Friday, January 8, 2010

The Olivator


A while back, a kitchen store called Cayenne Kitchen opened up in town, and I quickly became a regular customer, and got to know the owners, Terry and Bill. Recently, they moved to a larger space which gave them enough elbow room for more product demos. I volunteered myself to help out, if they needed someone to talk about gadgets and bring food samples.

The second demo I did was for a product called The Olivator, a product designed to stuff olives and other small stuffable things. Yes, I'm going backward. I'll get to the first one later.

When we were discussing The Olivator, a woman who overheard the conversation said that she'd probably use a pastry bag to stuff olives.

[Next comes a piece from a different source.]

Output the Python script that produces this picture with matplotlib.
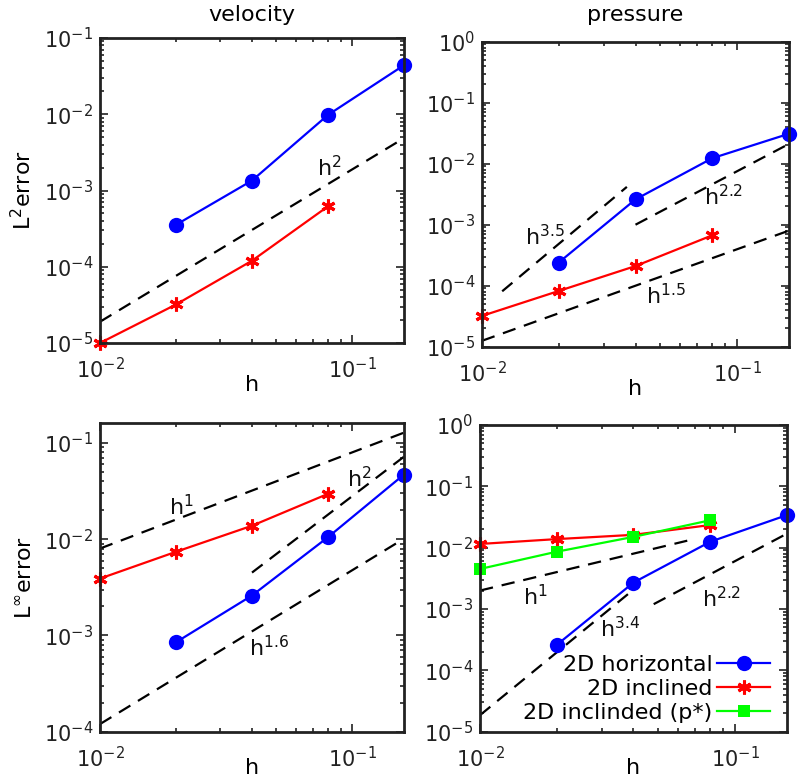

Since I hadn't yet seen The Olivator (it was on order) I had to conceed that if someone knew how to handle a pastry bag, that would certainly be an option. But when I finally met the gadget, I realized that it really wasn't meant for squeezing fluffy stuff into olives. Instead, it's meant for cutting a core out of something a little more solid and inserting that into waiting olives.

A pastry bag would be great for smooshing softened cream cheese into an olive; The Olivator can cut a chunk out of feta or Muenster and jam that into an olive.

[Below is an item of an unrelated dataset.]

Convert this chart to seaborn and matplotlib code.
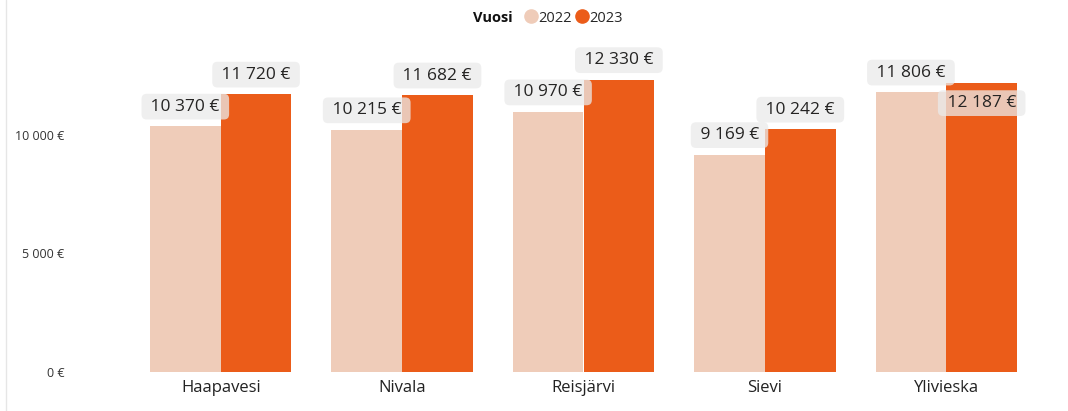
import pandas as pd
import seaborn as sns
import matplotlib.pyplot as plt
from matplotlib.lines import Line2D

# Datos
kunnat = ["Haapavesi", "Nivala", "Reisjärvi", "Sievi", "Ylivieska"]
vuodet = ["2022", "2023"]
arvot_2022 = [10370, 10215, 10970, 9169, 11806]
arvot_2023 = [11720, 11682, 12330, 10242, 12187]
y_ticks = [0, 5000, 10000]
varit = ["#EFCCB9", "#EB5C19"]

df = pd.DataFrame({
    "Kunta": kunnat * 2,
    "Vuosi": ["2022"] * len(kunnat) + ["2023"] * len(kunnat),
    "Arvo": arvot_2022 + arvot_2023,
})

def euro(v):
    return f"{v:,.0f}".replace(",", " ") + " €"

sns.set_style("white")
plt.rcParams["font.family"] = ["Open Sans", "DejaVu Sans"]

fig = plt.figure(figsize=(10.68, 4.11), dpi=100)
ax = fig.add_axes([130 / 1068, 1 - 372 / 411, 907 / 1068, 332 / 411])

sns.barplot(data=df, x="Kunta", y="Arvo", hue="Vuosi", hue_order=vuodet,
            palette=varit, width=0.78, saturation=1, linewidth=0,
            legend=False, ax=ax)

ax.set_ylim(0, 14000)
ax.set_yticks(y_ticks)
ax.set_yticklabels([euro(t) for t in y_ticks], fontsize=9, color="#333333")
ax.tick_params(axis="y", length=0, pad=47)
ax.tick_params(axis="x", length=0, pad=6, labelsize=12, labelcolor="#222222")
ax.set_xlabel("")
ax.set_ylabel("")
for s in ax.spines.values():
    s.set_visible(False)

# Arvolaput
for ci, cont in enumerate(ax.containers):
    for bi, bar in enumerate(cont):
        v = bar.get_height()
        x = bar.get_x() + bar.get_width() / 2
        offset = 14
        # Ylivieska 2023 -lappu menee palkin sisään
        if ci == 1 and kunnat[bi] == "Ylivieska":
            offset = -14.5
        ax.annotate(" " + euro(v) + " ", (x, v), xytext=(0, offset), textcoords="offset points",
                    ha="center", va="center", fontsize=12.5, color="#252423",
                    annotation_clip=False,
                    bbox=dict(boxstyle="round,pad=0.28,rounding_size=0.3",
                              fc="#EAEAEA", ec="none", alpha=0.75))

# Selite
fig.text(513 / 1068, 1 - 18 / 411, "Vuosi", ha="right", va="center",
         fontsize=10.5, fontweight="bold", color="#111111")
handles = [Line2D([], [], marker="o", ls="", markersize=9.5, color=c) for c in varit]
fig.legend(handles, vuodet, loc="center left", bbox_to_anchor=(524 / 1068, 1 - 18 / 411),
           ncol=2, frameon=False, fontsize=10.5, handletextpad=0.0, columnspacing=0.2,
           handlelength=1.0, borderpad=0, borderaxespad=0)

fig.add_artist(Line2D([6 / 1068, 6 / 1068], [0, 1], color="#E6E6E6", lw=1))

fig.savefig("out.png", dpi=100)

But stuffed olives are sort of...boring, really. You can buy jars of olives stuffed with everything from almonds to garlic to pimentos.

I wanted to demo something more unique and more fun. I considered making a chocolate ganache to stuff into strawberries and decided that it was a bit too fussy. People might want something easier than that. I looked around the grocery store for something with the right texture, and wound up buying a collection of cheeses and olives and strawberries. I was going to grab some other berries, but it was winter, and all the berries had that sad, desperate look they get when they know they're out of season and shipped way too far from home.

At the checkout, I grabbed a Milky Way bar. Crazy idea, but I thought it might work.

For the demo, I arrived with green olives stuffed with hummus, black olives stuffed with feta, and unstuffed strawberries, hulled and ready to go. And a couple Three Musketeers bars. Yep, I was stuffing candy bars into strawberries. And they were the hit of the demo. People loved the idea, and it was simple enough that anyone could do it. And people like me who prefer cooking from scratch could certainly make ganache and use that instead.

In two hours, we nearly sold out of Olivators, and I heard that the last two were sold the following day to people who had seen the demo, but didn't buy.

As far as my opinion of the Olivator...well, it's not really a serious tool but it's fun. And it does something a pastry bag couldn't. When summer comes, I have ideas for taking cores from different melons and inserting them into other melons to get a polka-dot effect. I was also thinking that could be done with refrigerator cookies that you slice and bake, but I haven't gotten around to that project yet. Or it could be used to punch holes in a pie crust top. Or other things, probably. I still have some experimenting to do, obviously.

A plus is that the gadget comes apart easily for cleaning and is dishwasher safe. And it's pretty small, so it's not like it's taking up too much of its share of storage space. I may not use is as much as I use my Kitchenaid mixer, but I have a feeling I'll find some interesting used for it over the next few months.
Yum

1 comment:

rager4me said...

I have always wondered how stuffed olives are stuffed with their fillings.